Member of Parliament, Lok Sabha
- Incumbent
- Assumed office 4 June 2024
- Preceded by: Renuka Singh
- Constituency: Sarguja

Member of the Chhattisgarh Legislative Assembly
- In office 2013–2018
- Preceded by: Ramdev Ram
- Succeeded by: Pritam Ram
- Constituency: Lundra
- In office 11 December 2018 – 3 December 2023
- Preceded by: Pritam Ram
- Succeeded by: Udheshwari Paikra
- Constituency: Samri

Personal details
- Born: 19 August 1962 (age 63) Village Srikot, Balrampur district
- Party: Bharatiya Janata Party
- Other political affiliations: Indian National Congress (till 2024)
- Education: 11th Pass
- Occupation: Politician, farmer

= Chintamani Maharaj =

Indian politician

Chintamani Maharaj (born 19 August 1962) is an Indian politician from Chhattisgarh. He won Shashi Singhas an MP from Sarguja Lok Sabha constituency which is reserved for Scheduled Tribes (ST) candidates in Surguja District. He represented the Bharatiya Janata Party in the 2024 Indian general election in Chhattisgarh.

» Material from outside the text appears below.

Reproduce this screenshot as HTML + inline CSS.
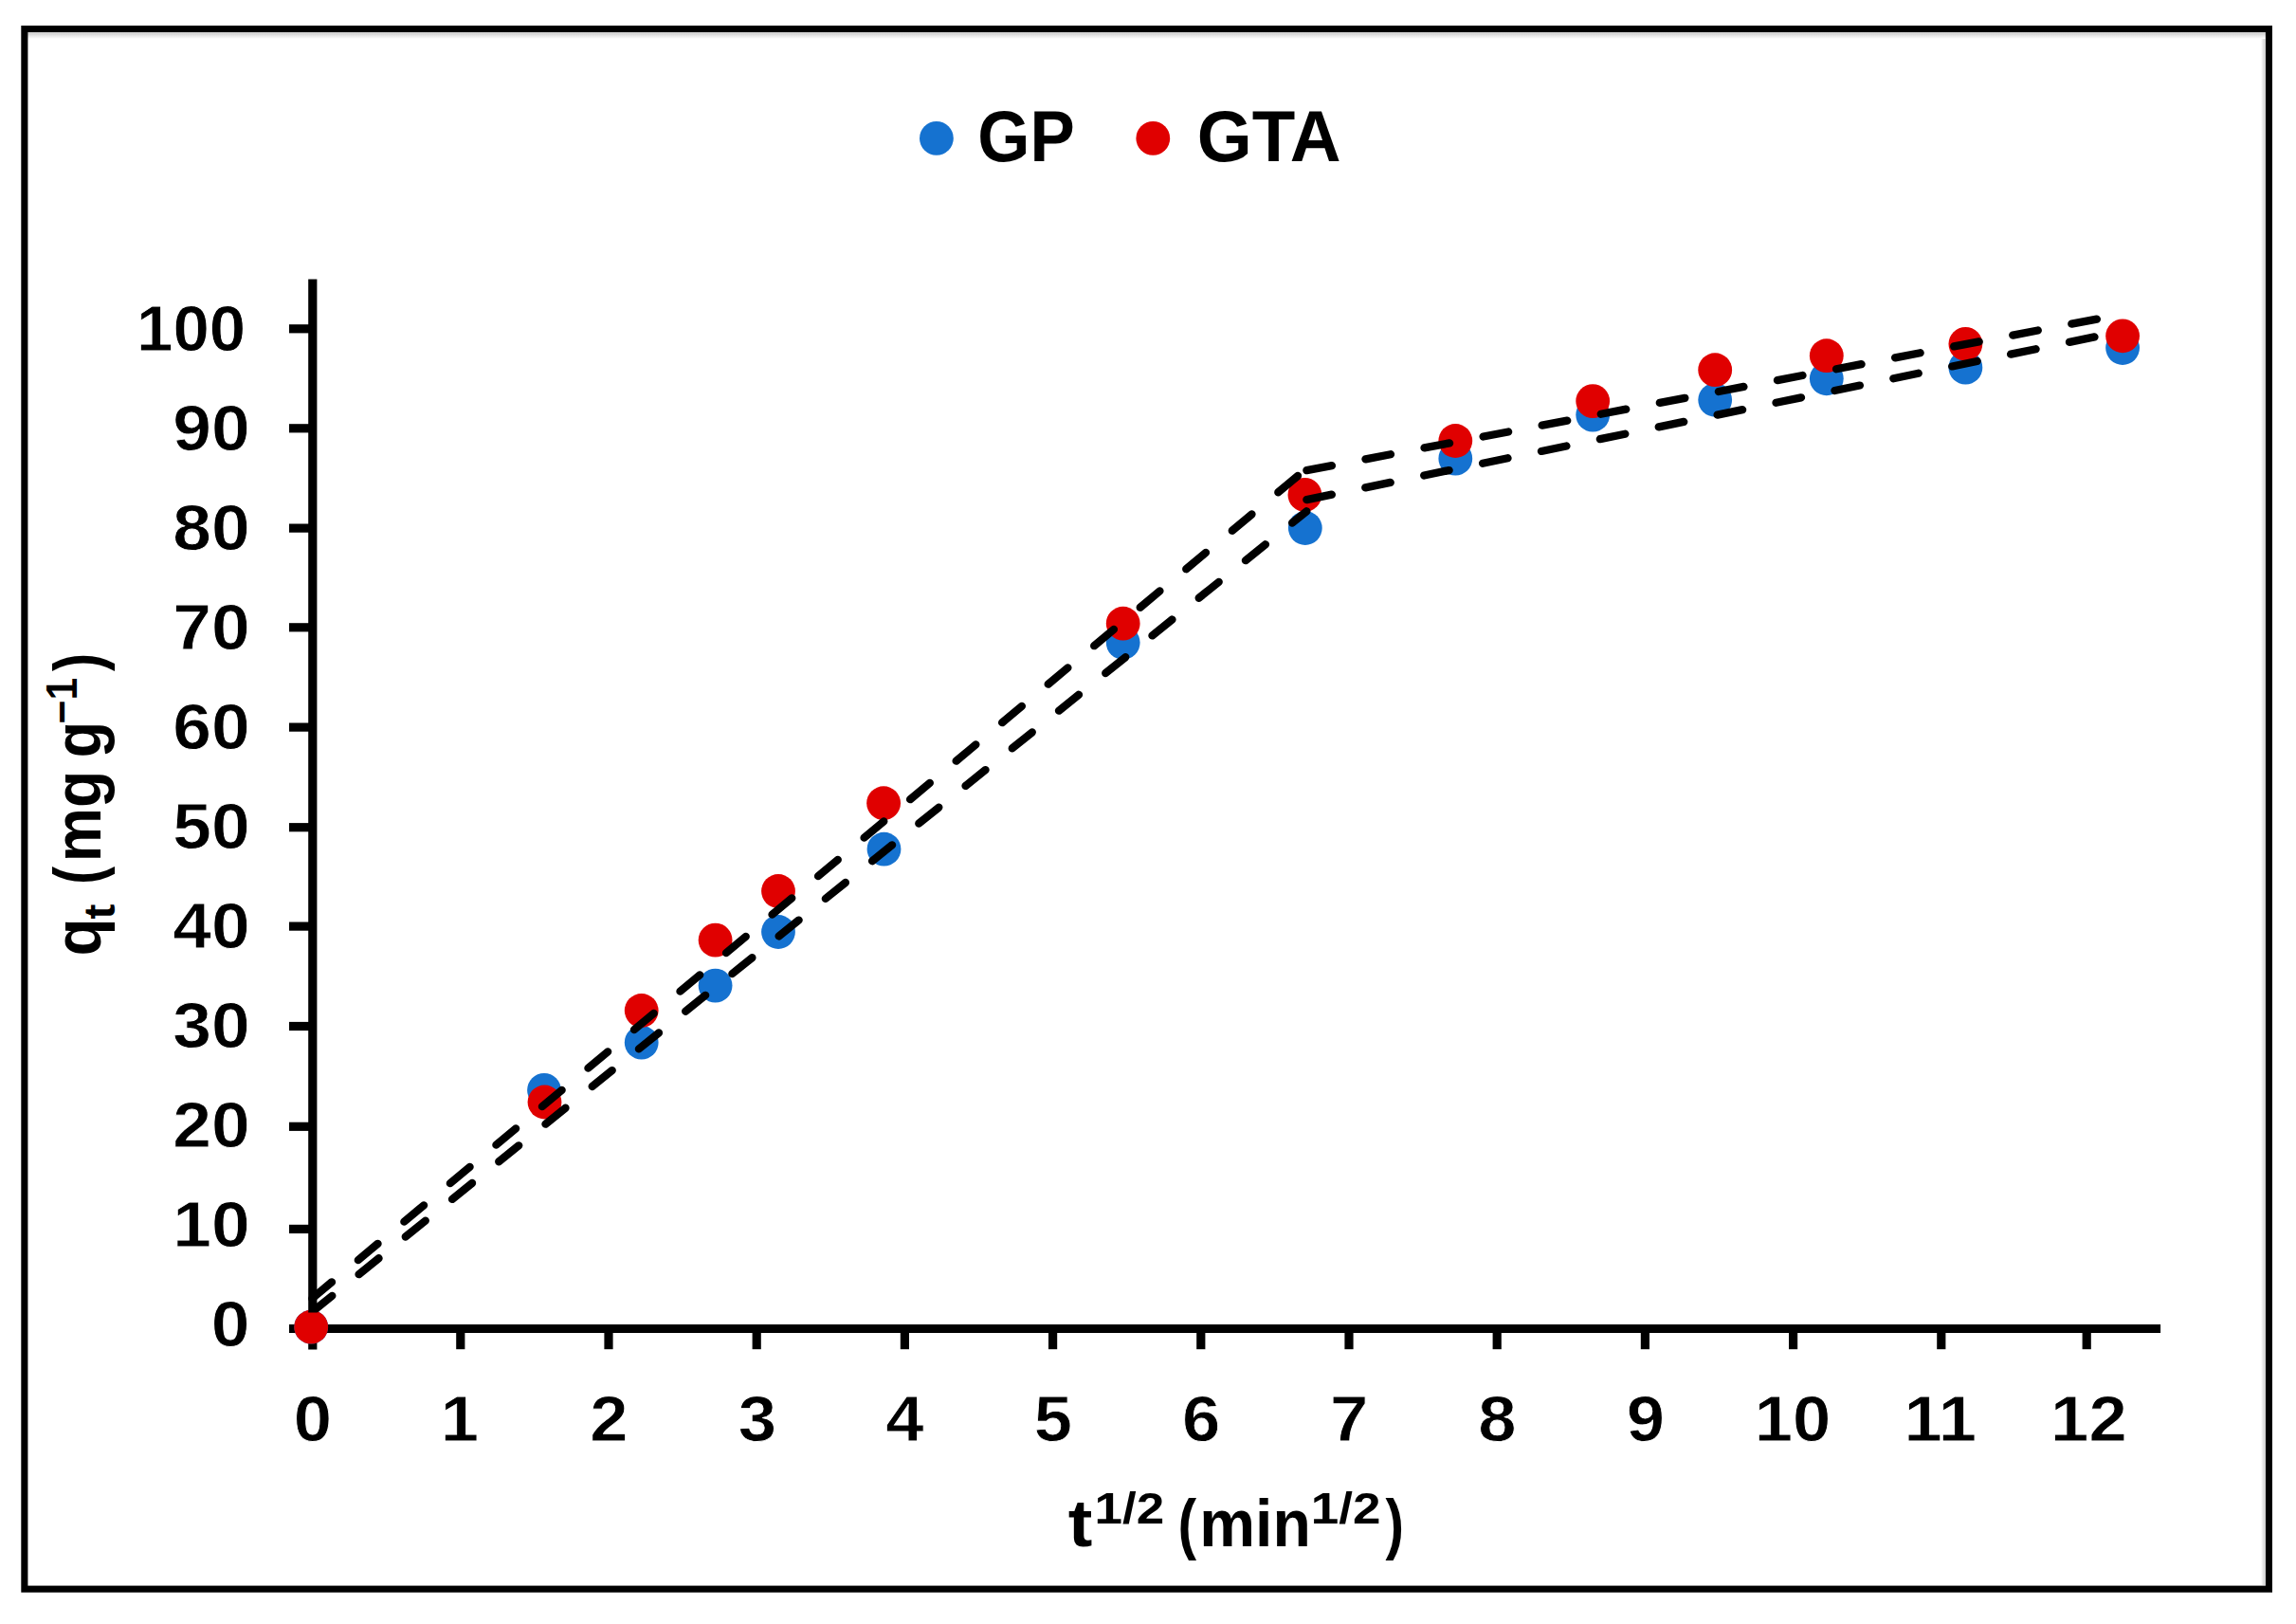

== Early life and education ==
Maharaj is from Srikot village, Surguja District, Chhattisgarh. He is the son of late Rameshwar Singh. He passed Class 12 in 2014 from a college affiliated with Chhattisgarh Sanskrit Vidyamandal, Rampuram.

==Career==
Maharaj became an MLA for the first time winning the 2013 Chhattisgarh Legislative Assembly election from Lundra Assembly constituency representing the Indian National Congress In 2013, he polled 64,771 votes and defeated his nearest rival, Vijay Baba of Bharatiya Janata Party, by a margin of 9,946 votes. Later, he joined the Bharatiya Janata Party and became a Member of Parliament winning from Sarguja Lok Sabha constituency in the 2024 Indian general election in Chhattisgarh. He polled 7,13,200 votes and defeated his nearest rival, Shashi Singh of Indian National Congress, by a margin of 64,822 votes.